[Rows from a dataset of charts and code]
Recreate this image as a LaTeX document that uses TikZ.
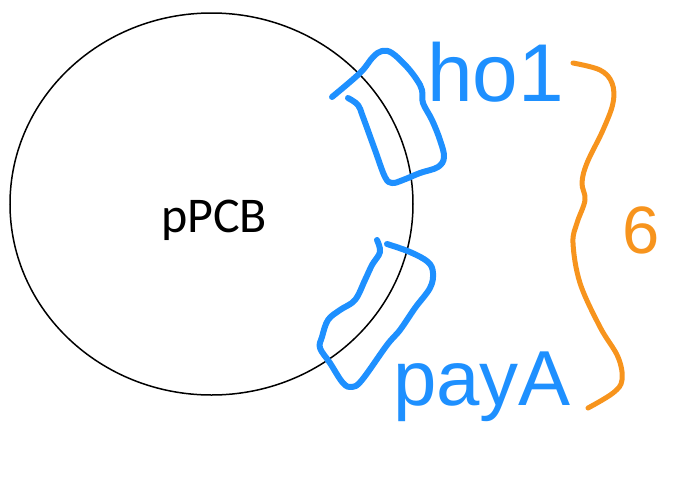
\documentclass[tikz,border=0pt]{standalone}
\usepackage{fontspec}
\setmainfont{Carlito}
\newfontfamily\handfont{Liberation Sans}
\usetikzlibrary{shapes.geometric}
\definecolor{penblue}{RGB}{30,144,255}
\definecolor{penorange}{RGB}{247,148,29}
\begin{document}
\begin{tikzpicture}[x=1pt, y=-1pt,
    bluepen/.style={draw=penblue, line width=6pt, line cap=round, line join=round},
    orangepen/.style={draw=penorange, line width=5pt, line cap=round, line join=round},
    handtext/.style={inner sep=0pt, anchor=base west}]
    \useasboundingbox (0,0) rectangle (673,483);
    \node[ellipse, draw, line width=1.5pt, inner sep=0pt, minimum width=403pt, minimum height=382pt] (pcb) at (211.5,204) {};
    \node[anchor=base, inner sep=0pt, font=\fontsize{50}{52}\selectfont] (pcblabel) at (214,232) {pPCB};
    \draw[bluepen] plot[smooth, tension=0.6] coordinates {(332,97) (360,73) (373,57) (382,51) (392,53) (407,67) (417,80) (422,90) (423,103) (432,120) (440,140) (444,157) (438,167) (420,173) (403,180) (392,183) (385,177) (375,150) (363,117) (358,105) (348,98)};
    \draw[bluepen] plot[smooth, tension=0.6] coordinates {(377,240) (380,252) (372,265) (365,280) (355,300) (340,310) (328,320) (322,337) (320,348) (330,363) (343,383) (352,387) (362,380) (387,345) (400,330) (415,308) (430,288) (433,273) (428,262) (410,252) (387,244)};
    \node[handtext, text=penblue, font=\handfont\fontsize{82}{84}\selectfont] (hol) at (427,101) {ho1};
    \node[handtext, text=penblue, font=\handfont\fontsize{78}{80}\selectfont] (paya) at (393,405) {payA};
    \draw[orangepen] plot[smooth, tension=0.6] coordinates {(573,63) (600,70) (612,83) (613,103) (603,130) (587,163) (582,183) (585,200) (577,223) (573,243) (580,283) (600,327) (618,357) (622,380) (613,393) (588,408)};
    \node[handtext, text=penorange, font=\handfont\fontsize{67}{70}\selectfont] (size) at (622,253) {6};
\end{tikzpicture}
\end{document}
---
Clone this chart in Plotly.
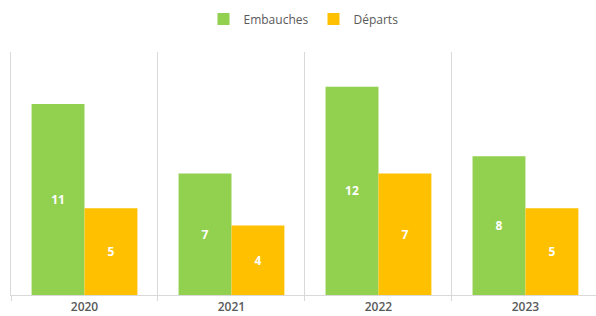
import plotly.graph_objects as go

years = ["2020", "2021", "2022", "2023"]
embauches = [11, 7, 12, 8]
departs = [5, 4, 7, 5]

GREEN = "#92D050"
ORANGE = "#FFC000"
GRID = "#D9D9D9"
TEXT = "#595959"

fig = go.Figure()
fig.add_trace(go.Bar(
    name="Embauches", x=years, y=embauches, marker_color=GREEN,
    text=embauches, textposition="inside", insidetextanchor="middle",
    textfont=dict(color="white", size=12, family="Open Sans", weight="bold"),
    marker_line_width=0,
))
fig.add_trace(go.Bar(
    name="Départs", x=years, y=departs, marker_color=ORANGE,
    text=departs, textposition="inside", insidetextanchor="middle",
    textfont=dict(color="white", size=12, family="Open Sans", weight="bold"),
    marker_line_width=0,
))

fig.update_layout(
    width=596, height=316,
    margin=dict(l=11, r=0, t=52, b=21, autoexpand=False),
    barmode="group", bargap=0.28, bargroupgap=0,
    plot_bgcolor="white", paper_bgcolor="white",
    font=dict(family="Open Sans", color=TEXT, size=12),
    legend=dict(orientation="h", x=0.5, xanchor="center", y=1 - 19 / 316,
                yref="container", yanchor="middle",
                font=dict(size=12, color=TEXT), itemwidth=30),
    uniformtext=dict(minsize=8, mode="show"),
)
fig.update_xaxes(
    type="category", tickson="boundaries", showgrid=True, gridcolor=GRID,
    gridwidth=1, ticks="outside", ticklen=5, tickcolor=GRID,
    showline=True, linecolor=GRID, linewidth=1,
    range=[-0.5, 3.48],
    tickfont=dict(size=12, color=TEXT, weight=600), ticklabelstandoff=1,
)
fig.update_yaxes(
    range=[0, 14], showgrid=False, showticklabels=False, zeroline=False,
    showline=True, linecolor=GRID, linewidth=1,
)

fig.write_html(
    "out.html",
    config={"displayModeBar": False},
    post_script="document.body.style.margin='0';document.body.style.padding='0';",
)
--
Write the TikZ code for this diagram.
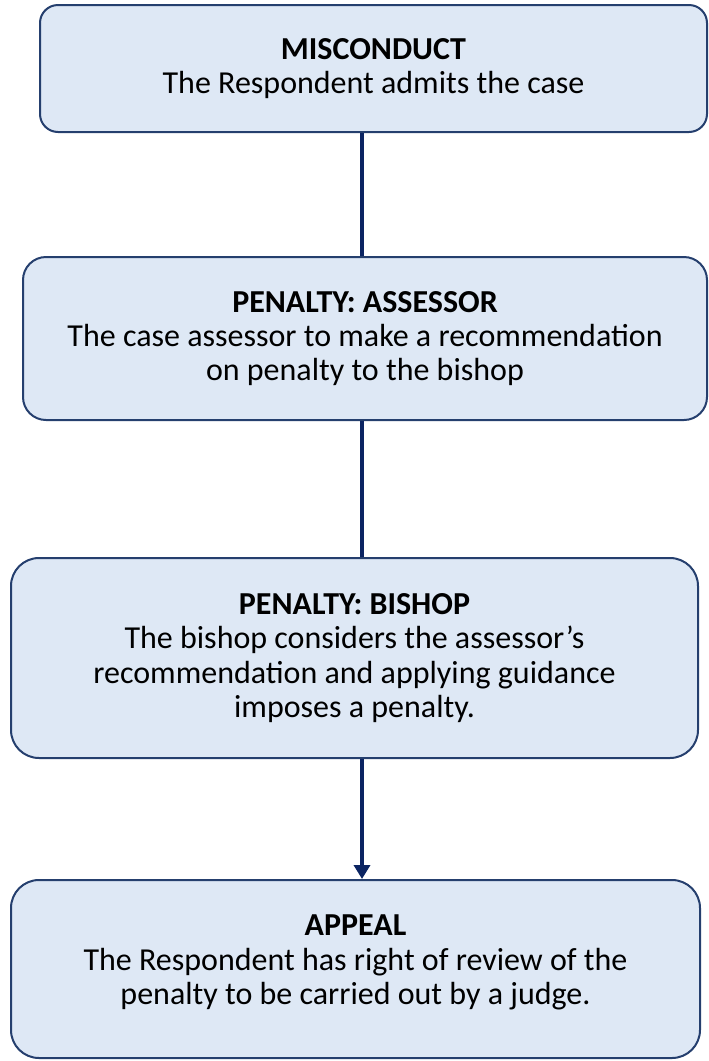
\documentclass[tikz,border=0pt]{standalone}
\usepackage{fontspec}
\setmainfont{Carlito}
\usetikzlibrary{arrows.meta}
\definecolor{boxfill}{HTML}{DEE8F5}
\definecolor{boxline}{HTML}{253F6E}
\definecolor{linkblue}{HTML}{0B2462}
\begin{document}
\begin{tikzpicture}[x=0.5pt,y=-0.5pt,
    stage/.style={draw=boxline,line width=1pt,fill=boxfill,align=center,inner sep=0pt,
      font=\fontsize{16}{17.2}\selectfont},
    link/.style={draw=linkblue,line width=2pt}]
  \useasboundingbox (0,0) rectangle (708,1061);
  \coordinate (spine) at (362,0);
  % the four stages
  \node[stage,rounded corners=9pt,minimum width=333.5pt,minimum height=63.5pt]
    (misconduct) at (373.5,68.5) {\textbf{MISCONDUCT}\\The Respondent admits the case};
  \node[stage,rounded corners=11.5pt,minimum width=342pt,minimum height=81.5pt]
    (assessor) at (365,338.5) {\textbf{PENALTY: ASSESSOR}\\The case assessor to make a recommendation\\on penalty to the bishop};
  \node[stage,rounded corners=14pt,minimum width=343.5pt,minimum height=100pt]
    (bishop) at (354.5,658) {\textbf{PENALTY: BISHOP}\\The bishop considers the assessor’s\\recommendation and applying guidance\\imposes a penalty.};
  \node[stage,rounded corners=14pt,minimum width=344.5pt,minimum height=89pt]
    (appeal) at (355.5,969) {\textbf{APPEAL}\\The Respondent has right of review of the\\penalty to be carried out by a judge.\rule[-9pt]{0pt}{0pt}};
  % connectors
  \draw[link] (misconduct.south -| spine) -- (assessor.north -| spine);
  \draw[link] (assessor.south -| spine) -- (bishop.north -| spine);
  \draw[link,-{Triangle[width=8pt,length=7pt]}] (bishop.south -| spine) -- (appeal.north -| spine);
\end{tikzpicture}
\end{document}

**TASK INSTRUCTIONS**.
Report every line containing the word "this" from the listing above.

**COMPLETED EXERCISE**.
Recreate this image as a LaTeX document that uses TikZ.
Clone this chart in Plotly.
Write the TikZ code for this diagram.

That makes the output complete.